Moore’s law is dead, long live Moore’s law
For those unaware, Moore’s law is a principle that has guided Intel throughout its production of new chipsets. The “law” states that transistor density in computer chips doubles every two years. Wanting to break that trend, Intel was pushing for a 2.7 times increase, which caused them to miss the mark for launching a proper 10nm chipset. Meanwhile, AMD wasted no time in getting down to 7nm, despite how the newer Ryzens have still fallen behind Intel’s offerings.
While many have speculated that perhaps Moore’s law is outdated, Swan doesn’t agree. “The challenges of being late on this latest [10nm] node of Moore’s Law,” he explained, “was somewhat a function of what we’ve been able to do in the past, which in essence was define the odds on scaling the infrastructure.” That additional scale over 2 times proved complicated for Intel, which decided to err on the side of performance instead of pushing boundaries.

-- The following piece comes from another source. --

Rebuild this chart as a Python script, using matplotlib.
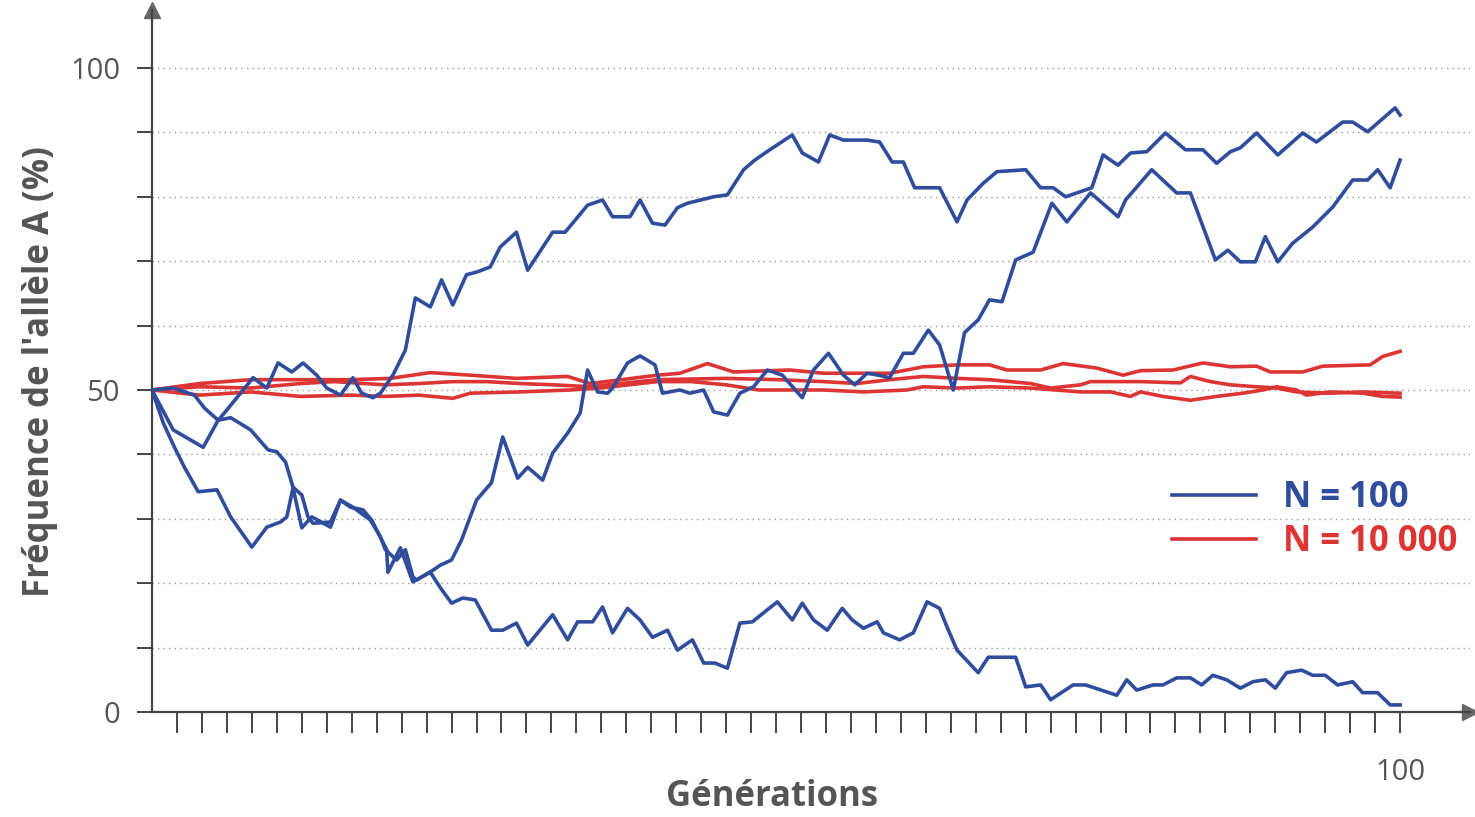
import matplotlib
matplotlib.use("Agg")
import matplotlib.pyplot as plt

plt.rcParams['font.family'] = ['Open Sans', 'DejaVu Sans']

# N = 100 : three runs (generation, frequency of allele A in %)
gen_b1 = [0, 1.7, 4.1, 5.3, 6.0, 8.1, 9.2, 10.1, 11.2, 12.1, 13.2, 14.0, 15.1, 16.1, 16.8,
          17.7, 18.3, 19.3, 20.3, 21.1, 22.3, 23.2, 24.1, 25.2, 26.0, 27.1, 27.9, 29.2, 30.1,
          32.1, 33.1, 34.9, 36.1, 36.9, 38.3, 39.1, 40.1, 41.1, 42.1, 42.9, 45.0, 46.1, 47.4,
          48.3, 49.5, 51.3, 52.1, 53.4, 54.3, 55.4, 57.3, 58.3, 59.3, 60.2, 61.1, 63.1, 64.5,
          65.3, 66.6, 67.7, 70.0, 71.2, 72.2, 73.2, 75.3, 76.2, 77.4, 78.4, 79.7, 81.2, 82.8,
          84.2, 85.3, 86.4, 87.2, 88.5, 90.2, 92.2, 93.3, 95.4, 96.2, 97.4, 99.6, 100]
freq_b1 = [50, 43.8, 41.1, 45.3, 46.9, 51.9, 50.3, 54.2, 52.8, 54.2, 52.3, 50.3, 49.2, 51.9, 49.5,
           48.8, 49.5, 52.3, 56.2, 64.3, 62.9, 67.1, 63.2, 67.9, 68.3, 69.1, 72.2, 74.5, 68.6,
           74.5, 74.5, 78.7, 79.5, 76.9, 76.9, 79.5, 75.9, 75.6, 78.3, 79.0, 80.0, 80.3, 84.2,
           85.7, 87.3, 89.6, 86.8, 85.4, 89.6, 88.8, 88.8, 88.5, 85.4, 85.4, 81.4, 81.4, 76.1,
           79.5, 82.1, 83.9, 84.2, 81.4, 81.4, 80.0, 81.4, 86.5, 84.9, 86.8, 87.0, 89.9, 87.3,
           87.3, 85.2, 87.0, 87.6, 89.9, 86.5, 89.9, 88.5, 91.6, 91.6, 90.1, 93.8, 92.7]

gen_b2 = [0, 1.7, 3.4, 4.2, 5.3, 6.3, 6.9, 7.9, 9.3, 10.0, 10.7, 11.3, 12.0, 12.5, 12.9, 14.3,
          15.1, 16.1, 17.5, 18.3, 18.7, 19.6, 20.3, 20.9, 21.2, 22.5, 23.1, 24.0, 24.8, 26.0,
          27.2, 28.1, 29.3, 30.1, 31.3, 32.1, 33.3, 34.3, 34.9, 35.7, 36.5, 36.9, 38.1, 39.1,
          40.3, 40.9, 42.3, 43.1, 44.2, 45.0, 46.1, 47.1, 48.2, 49.3, 50.5, 52.1, 53.0, 54.2,
          55.4, 56.3, 57.3, 58.2, 59.1, 60.2, 61.0, 62.2, 63.1, 64.2, 65.1, 66.2, 67.1, 68.1,
          69.2, 70.6, 72.1, 73.3, 75.2, 77.4, 78.0, 80.1, 82.1, 83.2, 85.2, 86.2, 87.2, 88.4,
          89.2, 90.2, 91.4, 93.0, 94.6, 96.2, 97.4, 98.2, 99.2, 100]
freq_b2 = [50, 50.3, 49.2, 47.2, 45.3, 45.7, 45.0, 43.8, 40.7, 40.4, 38.8, 34.9, 33.7, 30.3, 29.3,
           29.5, 32.9, 31.8, 29.8, 27.2, 25.2, 23.6, 25.2, 21.0, 20.5, 22.0, 22.8, 23.6, 26.7,
           32.9, 35.6, 42.7, 36.3, 38.0, 36.0, 40.2, 43.3, 46.4, 53.1, 49.7, 49.5, 50.3, 54.2,
           55.3, 53.9, 49.5, 50.0, 49.5, 50.0, 46.6, 46.1, 49.5, 50.5, 53.1, 52.3, 48.8, 53.1,
           55.7, 52.3, 50.8, 52.6, 52.3, 51.9, 55.7, 55.7, 59.3, 57.0, 50.0, 58.9, 60.9, 64.0,
           63.7, 70.2, 71.4, 79.0, 76.1, 80.6, 76.9, 79.5, 84.2, 80.6, 80.6, 70.2, 71.7, 69.9,
           69.9, 73.8, 69.9, 72.8, 75.3, 78.4, 82.6, 82.6, 84.2, 81.4, 85.7]

gen_b3 = [0, 0.9, 1.8, 2.6, 3.7, 5.2, 6.3, 8.0, 9.2, 10.3, 10.8, 11.3, 12.0, 12.8, 14.3, 15.1,
          15.9, 16.9, 17.6, 18.8, 18.9, 19.9, 20.9, 22.3, 23.1, 24.0, 24.9, 25.9, 27.2, 28.1,
          29.2, 30.1, 32.1, 33.3, 34.1, 35.3, 36.1, 36.9, 38.1, 39.1, 40.1, 41.3, 42.1, 43.3,
          44.2, 45.1, 46.1, 47.1, 48.1, 49.0, 50.1, 51.3, 52.1, 53.0, 54.1, 55.3, 56.1, 57.0,
          58.1, 58.6, 59.9, 61.0, 62.1, 63.1, 63.7, 64.5, 66.2, 67.0, 68.5, 69.2, 70.0, 71.2,
          72.0, 73.8, 74.8, 77.3, 78.1, 78.9, 80.2, 81.0, 82.1, 83.2, 84.1, 85.0, 86.1, 87.2,
          88.2, 89.2, 90.0, 90.9, 92.1, 93.0, 94.0, 95.0, 96.2, 97.0, 98.2, 99.2, 100]
freq_b3 = [50, 44.9, 41.1, 38.0, 34.2, 34.5, 30.3, 25.6, 28.7, 29.5, 30.3, 34.8, 28.6, 30.3, 28.7,
           32.9, 31.8, 31.4, 29.8, 25.2, 21.7, 25.5, 20.2, 21.7, 19.3, 16.9, 17.7, 17.4, 12.7,
           12.7, 13.8, 10.4, 15.1, 11.2, 14.0, 14.0, 16.3, 12.3, 16.1, 14.3, 11.6, 12.7, 9.6,
           11.2, 7.6, 7.6, 6.8, 13.8, 14.0, 15.4, 17.1, 14.3, 16.9, 14.3, 12.7, 16.1, 14.3, 13.0,
           14.0, 12.3, 11.2, 12.3, 17.1, 16.1, 13.2, 9.6, 6.1, 8.5, 8.5, 8.5, 3.9, 4.2, 1.9, 4.2,
           4.2, 2.6, 5.0, 3.4, 4.2, 4.2, 5.3, 5.3, 4.2, 5.7, 5.0, 3.7, 4.7, 5.0, 3.7, 6.1, 6.5,
           5.7, 5.7, 4.2, 4.7, 3.0, 3.0, 1.1, 1.1]

# N = 10 000 : three runs
gen_r1 = [0, 3.8, 7.9, 11.9, 15.9, 19.1, 22.3, 25.5, 29.2, 33.3, 35.1, 40.5, 42.3, 44.5, 46.6,
          51.1, 53.8, 56.5, 59.1, 61.8, 64.5, 67.1, 68.5, 71.2, 73.0, 75.7, 77.8, 79.2, 81.8,
          84.2, 86.4, 88.5, 89.6, 92.2, 93.8, 97.6, 98.6, 100]
freq_r1 = [50, 51.0, 51.6, 51.6, 51.6, 51.8, 52.7, 52.3, 51.8, 52.1, 51.0, 52.3, 52.6, 54.1, 52.8,
           53.1, 52.6, 52.6, 52.6, 53.6, 53.9, 53.9, 53.1, 53.1, 54.1, 53.4, 52.3, 53.0, 53.1,
           54.2, 53.6, 53.7, 52.8, 52.8, 53.7, 53.9, 55.2, 56.0]

gen_r2 = [0, 3.8, 7.9, 11.9, 14.6, 18.7, 21.4, 24.1, 26.8, 29.5, 32.2, 35.1, 40.5, 46.0, 50.2,
          53.8, 56.5, 59.1, 61.8, 64.5, 67.1, 70.4, 72.0, 74.4, 75.2, 79.2, 82.4, 83.2, 84.8,
          86.4, 88.5, 90.1, 91.7, 94.4, 97.0, 100]
freq_r2 = [50, 50.5, 50.3, 51.0, 51.3, 50.8, 51.0, 51.3, 51.3, 51.0, 50.8, 50.5, 51.6, 51.8, 51.6,
           51.3, 51.0, 51.6, 52.1, 51.8, 51.6, 51.0, 50.3, 50.8, 51.3, 51.3, 51.1, 52.1, 51.3,
           50.8, 50.5, 50.3, 49.7, 49.5, 49.7, 49.5]

gen_r3 = [0, 3.8, 7.9, 11.9, 15.9, 18.7, 21.4, 24.1, 25.5, 29.5, 33.5, 35.9, 40.5, 43.2, 46.0,
          48.6, 53.8, 57.0, 60.5, 61.8, 64.5, 67.1, 70.4, 74.4, 76.8, 78.4, 79.2, 81.0, 83.2,
          85.3, 87.4, 89.0, 90.1, 91.7, 92.5, 94.4, 97.0, 98.6, 100]
freq_r3 = [50, 49.2, 49.7, 49.0, 49.2, 49.0, 49.2, 48.7, 49.5, 49.7, 50.0, 50.3, 51.3, 51.3, 50.8,
           50.0, 50.0, 49.7, 50.0, 50.5, 50.3, 50.5, 50.3, 49.7, 49.7, 49.0, 49.7, 49.0, 48.4,
           49.0, 49.5, 50.0, 50.5, 50.0, 49.2, 49.7, 49.5, 49.0, 48.9]

blue = '#2f4d9c'
red = '#dd3434'
grey = '#555555'

fig = plt.figure(figsize=(14.75, 8.17), dpi=100)
ax = fig.add_axes([152 / 1475, 105 / 817, 1318 / 1475, 702 / 817])

for g, f in [(gen_r1, freq_r1), (gen_r2, freq_r2), (gen_r3, freq_r3)]:
    ax.plot(g, f, color=red, lw=2.6, solid_joinstyle='round', zorder=3)
for g, f in [(gen_b1, freq_b1), (gen_b2, freq_b2), (gen_b3, freq_b3)]:
    ax.plot(g, f, color=blue, lw=2.6, solid_joinstyle='round', zorder=4)

ax.set_xlim(0, 105.6)
ax.set_ylim(0, 109)

ax.spines['top'].set_visible(False)
ax.spines['right'].set_visible(False)
for s in ['left', 'bottom']:
    ax.spines[s].set_color('#444444')
    ax.spines[s].set_linewidth(1.6)
ax.plot(1, 0, '>', color='#666666', ms=11, transform=ax.transAxes, clip_on=False)
ax.plot(0, 1, '^', color='#666666', ms=11, transform=ax.transAxes, clip_on=False)

yt = list(range(0, 101, 10))
ax.set_yticks(yt)
ax.set_yticklabels([str(v) if v in (0, 50, 100) else '' for v in yt])
xt = list(range(2, 101, 2))
ax.set_xticks(xt)
ax.set_xticklabels(['100' if v == 100 else '' for v in xt])
ax.tick_params(axis='y', direction='out', length=11, width=1.4, color='#444444',
               labelsize=21, labelcolor=grey, pad=12)
ax.tick_params(axis='x', direction='out', length=15, width=1.4, color='#444444',
               labelsize=21, labelcolor=grey, pad=18)

ax.yaxis.grid(True, linestyle=(0, (1, 3)), color='#999999', lw=1)
ax.set_axisbelow(True)

fig.text(40 / 1475, 1 - 372 / 817, "Fréquence de l'allèle A (%)", rotation=90,
         ha='center', va='center', fontsize=25, fontweight='bold', color='#555555')
fig.text(772 / 1475, 1 - 797 / 817, 'Générations', ha='center', va='center',
         fontsize=25, fontweight='bold', color='#555555')

h1, = ax.plot([], [], color=blue, lw=2.6)
h2, = ax.plot([], [], color=red, lw=2.6)
leg = ax.legend([h1, h2], ['N = 100', 'N = 10 000'], loc='center left',
                bbox_to_anchor=(1155 / 1475, 1 - 520 / 817), bbox_transform=fig.transFigure,
                frameon=False, fontsize=25, handlelength=2.4, handletextpad=0.8,
                labelspacing=0.25, borderpad=0)
for t, c in zip(leg.get_texts(), [blue, red]):
    t.set_color(c)
    t.set_fontweight('bold')

fig.savefig('out.png', dpi=100)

Needless to say, all of this has now delayed the 7nm chipsets from Intel for another two years. “The short story is we learned from it,” Swan stated, “we’ll get our 10nm node out this year. Our 7nm node will be out in two years and it will be a 2.0x scaling, so back to the historical Moore’s Law curve.” Personally, I didn’t realize Intel wasn’t already on 10nm, but I’ve fallen off of hardware news for a bit. I’m utterly shocked that the company thinks it can get away with delaying the vastly superior 7nm nodes another two years, but I suppose being the leading processor manufacturer in the business will do that.